The task
Look at the data below and print exactly the lines from its first line through the line with "(title) at (56,38)"; the pictures stay out of the copy.
------
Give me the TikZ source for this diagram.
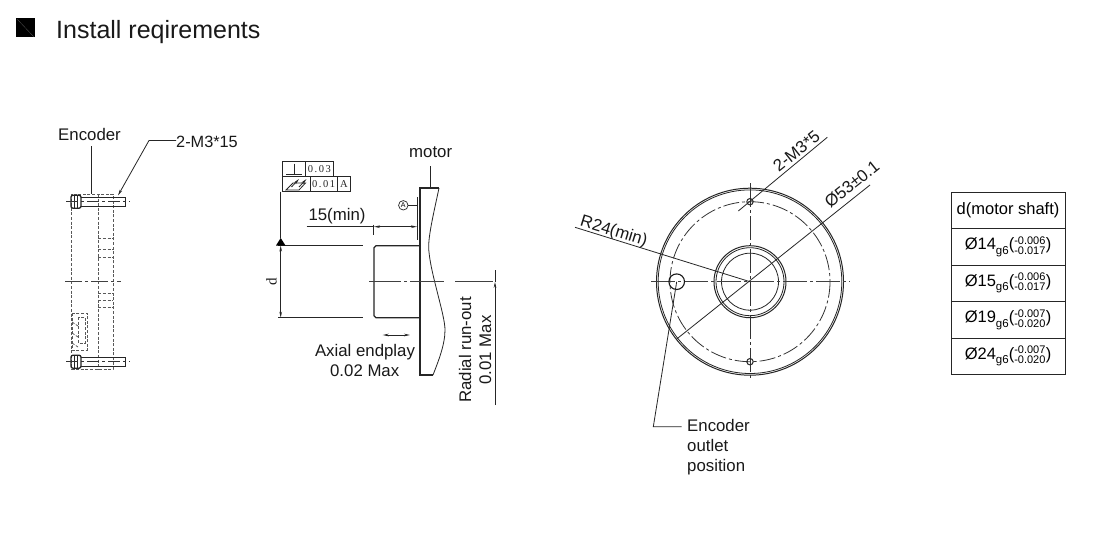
\documentclass[tikz,border=0pt]{standalone}
\usepackage{fontspec}
\setmainfont{Liberation Sans}
\newfontfamily\serifface{Liberation Serif}
\newfontfamily\tolface[LetterSpace=15]{Liberation Serif}
\usetikzlibrary{arrows.meta}
\newcommand{\fsz}[1]{\fontsize{#1}{#1}\selectfont}
\newcommand{\tolrow}[3]{{\fsz{16.5}Ø#1}\raisebox{-4.5pt}{\fsz{11.5}g6}{\fsz{16.5}(}$\vcenter{\offinterlineskip\hbox{\fsz{11}\vphantom{0}#2}\vskip2.4pt\hbox{\fsz{11}\vphantom{0}#3}}$\kern.3pt{\fsz{16.5})}}
\tikzset{
  lbl/.style={font=\fsz{16.8},inner sep=0pt,anchor=base,text=black!90},
  thin line/.style={line width=0.8pt,draw=black!85},
  thick line/.style={line width=1.3pt,draw=black!85},
  hidden/.style={line width=0.8pt,draw=black!65,dash pattern=on 3pt off 1.6pt},
  axis/.style={line width=0.8pt,draw=black!80,dash pattern=on 17pt off 3pt on 3pt off 3pt},
  axisbold/.style={line width=1.1pt,draw=black!75,dash pattern=on 17pt off 3pt on 3pt off 3pt},
  tip/.style={-{Stealth[length=6pt,width=2.6pt]}},
  tips/.style={{Stealth[length=6pt,width=2.6pt]}-{Stealth[length=6pt,width=2.6pt]}},
  cell/.style={draw=black!85,line width=0.8pt,minimum width=114pt,minimum height=36.5pt,inner sep=0pt,font=\fsz{16.5},anchor=center},
  tolbox/.style={thin line},
  tolnum/.style={font=\tolface\fsz{10.5},inner sep=0pt,text=black!85,anchor=center},
}
\begin{document}
\begin{tikzpicture}[x=1pt,y=-1pt]
\path[use as bounding box,fill=white] (0,0) rectangle (1107,551);

% title
\fill[black] (16,18) rectangle (35,37.5);
\draw[white!35!black,line width=0.3pt] (17,19) -- (34,37);
\node[lbl,anchor=base west,font=\fsz{25}] (title) at (56,38) {Install reqirements};

% --- encoder side view
\draw[hidden] (71.7,194) rectangle (113,369);
\draw[hidden] (98.3,194) -- (98.3,369);
\foreach \yy in {238,249,257,293,300,307}
  \draw[hidden] (98.3,\yy) -- (113,\yy);
\draw[hidden] (72,313) rectangle (87,350);
\draw[hidden] (78,317) rectangle (85,343);
\draw[hidden] (72,322) -- (78,326) (72,333) -- (78,337) (72,343) -- (78,347);
\foreach \yc/\nm in {201.7/a,361.7/b}{
  \begin{scope}[shift={(0,\yc)}]
    \draw[thick line,rounded corners=2pt] (71,-6.5) rectangle (81,6.5);
    \draw[thin line] (77,-6.5) -- (77,6.5) (74,-6.5) -- (74,6.5);
    \draw[thin line] (81,-4.5) -- (125.5,-4.5) -- (125.5,4.5) -- (81,4.5);
    \draw[axis,dash pattern=on 12pt off 3pt on 3pt off 3pt] (66,0) -- (130,0);
  \end{scope}
}
\draw[axisbold] (65,281.7) -- (121,281.7);
\node[lbl] (enc) at (89.5,140) {Encoder};
\coordinate (encEnd) at (91.3,194);
\draw[thin line] (91.3,146) -- (encEnd);
\node[lbl,anchor=base west,font=\fsz{16.3}] (screw) at (176,147) {2-M3*15};
\coordinate (screwBend) at (149,140.5);
\coordinate (screwTip) at (118,195.5);
\draw[thin line,tip] (screw.west |- 0,140.5) -- (screwBend) -- (screwTip);

% --- motor section
\draw[thick line] (420,188) -- (439,188);
\draw[thin line] (439,188) .. controls (434,212) and (427,240) .. (429,252) .. controls (431,275) and (445,315) .. (445,330) .. controls (445,345) and (438,362) .. (433,375);
\draw[thick line] (433,375) -- (420,375);
\draw[line width=1.5pt,draw=black!85] (420,187.4) -- (420,375.6);
\draw[thick line] (417.5,197) -- (417.5,240);
% shaft
\draw[thick line] (420,245.7) -- (376,245.7) -- (374,247.7) -- (374,315.7) -- (376,317.7) -- (420,317.7);
% d dimension
\draw[thin line] (278,245.3) -- (363,245.3);
\draw[thin line] (278,317.7) -- (363,317.7);
\fill[black] (280.7,238) -- (285.5,245.5) -- (276,245.5) -- cycle;
\draw[thin line] (280.7,191.7) -- (280.7,238);
\draw[thin line,tips] (280.7,245.5) -- (280.7,317.7);
\node[lbl,rotate=90,font=\serifface\fsz{15}] (dlabel) at (276.5,282) {d};
% tolerance frame
\draw[tolbox] (282.7,161.7) rectangle (333.3,176.7);
\draw[tolbox] (305,161.7) -- (305,176.7);
\draw[tolbox] (282.7,176.7) rectangle (350.7,191.7);
\draw[tolbox] (310,176.7) -- (310,191.7);
\draw[tolbox] (337.3,176.7) -- (337.3,191.7);
\draw[thick line,line width=0.9pt] (286,174.7) -- (302,174.7) (294,163.5) -- (294,174.7);
\draw[thin line] (286,190) -- (293,183) -- (305.5,183) -- (299,190) -- cycle;
\draw[thin line,tip] (291.5,187) -- (299,179);
\draw[thin line,tip] (299,187) -- (306.5,179);
\node[tolnum] (t1) at (319.3,169.5) {0.03};
\node[tolnum] (t2) at (323.7,184.5) {0.01};
\node[tolnum,font=\serifface\fsz{10.5}] (t3) at (344,184.5) {A};
% datum
\node[draw=black!85,line width=0.7pt,circle,minimum size=9.5pt,inner sep=0pt,font=\fsz{7}] (datum) at (403.3,205.3) {A};
\coordinate (datumEnd) at (417,205.3);
\draw[thin line] (datum) -- (datumEnd);
% motor label
\node[lbl] (motor) at (430.7,157) {motor};
\draw[thin line] (430,166) -- (430,188);
% 15 min
\node[lbl] (fifteen) at (337,220) {15(min)};
\draw[thin line] (306.7,226.7) -- (374,226.7);
\draw[thin line,tips] (374,226.7) -- (417,226.7);
\draw[thin line] (373.7,224.5) -- (373.7,235);
% centre line
\draw[axisbold,dash pattern=on 32pt off 3pt on 3pt off 3pt on 34pt off 11pt on 38pt] (369,281.7) -- (496.5,281.7);
% radial
\draw[thin line] (495,270) -- (495,281.7);
\draw[thin line,tip] (495,405) -- (495,281.9);
\node[lbl,rotate=90] (radial) at (471,350) {Radial run-out};
\node[lbl,rotate=90] (radmax) at (491,350) {0.01 Max};
% axial
\draw[thin line,tips] (382.7,335) -- (410,335);
\node[lbl] (axial) at (365,356) {Axial endplay};
\node[lbl] (axmax) at (364.7,376) {0.02 Max};

% --- front view
\coordinate (C) at (750,281.7);
\draw[thin line,line width=1pt] (C) circle (93.5);
\draw[thin line] (C) circle (91.8);
\draw[thin line,line width=1pt] (C) circle (36);
\draw[thin line] (C) circle (34);
\draw[thin line] (C) circle (28.5);
\draw[axis,dash pattern=on 16pt off 3pt on 3pt off 3pt] (C) circle (80);
\draw[axisbold,dash pattern=on 24pt off 3pt on 3pt off 3pt] (651,281.7) -- (849.3,281.7);
\draw[axis,dash pattern=on 24pt off 3pt on 3pt off 3pt] (750,183) -- (750,380);
\draw[thin line,line width=1pt] (750,201.7) circle (3.2);
\draw[thin line,line width=1pt] (750,361.7) circle (3.2);
\node[draw=black!90,line width=1.1pt,circle,minimum size=15.6pt,inner sep=0pt] (outlet) at (676.7,281.7) {};
\coordinate (m3a) at (738.3,211);
\coordinate (m3b) at (827.3,137.3);
\draw[thin line] (m3a) -- (m3b);
\node[lbl,rotate=38.5] (m3) at (800,155.5) {2-M3*5};
\coordinate (phia) at (676.7,339);
\coordinate (phib) at (870,185);
\draw[thin line] (phia) -- (phib);
\node[lbl,rotate=38.6] (phi) at (855.5,188.5) {Ø53±0.1};
\coordinate (ra) at (575,227.3);
\draw[thin line] (ra) -- (C);
\node[lbl,rotate=-17] (rr) at (612.5,236) {R24(min)};
\coordinate (oa) at (653.3,426.7);
\coordinate (ob) at (681.7,426.7);
\draw[thin line] (outlet.center) -- (oa) -- (ob);
\node[lbl,anchor=base west] (o1) at (687,431) {Encoder};
\node[lbl,anchor=base west] (o2) at (687,451) {outlet};
\node[lbl,anchor=base west] (o3) at (687,471) {position};

% --- table
\node[cell] (c0) at (1008,210.3) {d(motor shaft)};
\node[cell] (c1) at (1008,246.7) {\tolrow{14}{-0.006}{-0.017}};
\node[cell] (c2) at (1008,283.2) {\tolrow{15}{-0.006}{-0.017}};
\node[cell] (c3) at (1008,319.7) {\tolrow{19}{-0.007}{-0.020}};
\node[cell] (c4) at (1008,356.2) {\tolrow{24}{-0.007}{-0.020}};
\end{tikzpicture}
\end{document}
------
Response
Give me the TikZ source for this diagram.
\documentclass[tikz,border=0pt]{standalone}
\usepackage{fontspec}
\setmainfont{Liberation Sans}
\newfontfamily\serifface{Liberation Serif}
\newfontfamily\tolface[LetterSpace=15]{Liberation Serif}
\usetikzlibrary{arrows.meta}
\newcommand{\fsz}[1]{\fontsize{#1}{#1}\selectfont}
\newcommand{\tolrow}[3]{{\fsz{16.5}Ø#1}\raisebox{-4.5pt}{\fsz{11.5}g6}{\fsz{16.5}(}$\vcenter{\offinterlineskip\hbox{\fsz{11}\vphantom{0}#2}\vskip2.4pt\hbox{\fsz{11}\vphantom{0}#3}}$\kern.3pt{\fsz{16.5})}}
\tikzset{
  lbl/.style={font=\fsz{16.8},inner sep=0pt,anchor=base,text=black!90},
  thin line/.style={line width=0.8pt,draw=black!85},
  thick line/.style={line width=1.3pt,draw=black!85},
  hidden/.style={line width=0.8pt,draw=black!65,dash pattern=on 3pt off 1.6pt},
  axis/.style={line width=0.8pt,draw=black!80,dash pattern=on 17pt off 3pt on 3pt off 3pt},
  axisbold/.style={line width=1.1pt,draw=black!75,dash pattern=on 17pt off 3pt on 3pt off 3pt},
  tip/.style={-{Stealth[length=6pt,width=2.6pt]}},
  tips/.style={{Stealth[length=6pt,width=2.6pt]}-{Stealth[length=6pt,width=2.6pt]}},
  cell/.style={draw=black!85,line width=0.8pt,minimum width=114pt,minimum height=36.5pt,inner sep=0pt,font=\fsz{16.5},anchor=center},
  tolbox/.style={thin line},
  tolnum/.style={font=\tolface\fsz{10.5},inner sep=0pt,text=black!85,anchor=center},
}
\begin{document}
\begin{tikzpicture}[x=1pt,y=-1pt]
\path[use as bounding box,fill=white] (0,0) rectangle (1107,551);

% title
\fill[black] (16,18) rectangle (35,37.5);
\draw[white!35!black,line width=0.3pt] (17,19) -- (34,37);
\node[lbl,anchor=base west,font=\fsz{25}] (title) at (56,38) {Install reqirements};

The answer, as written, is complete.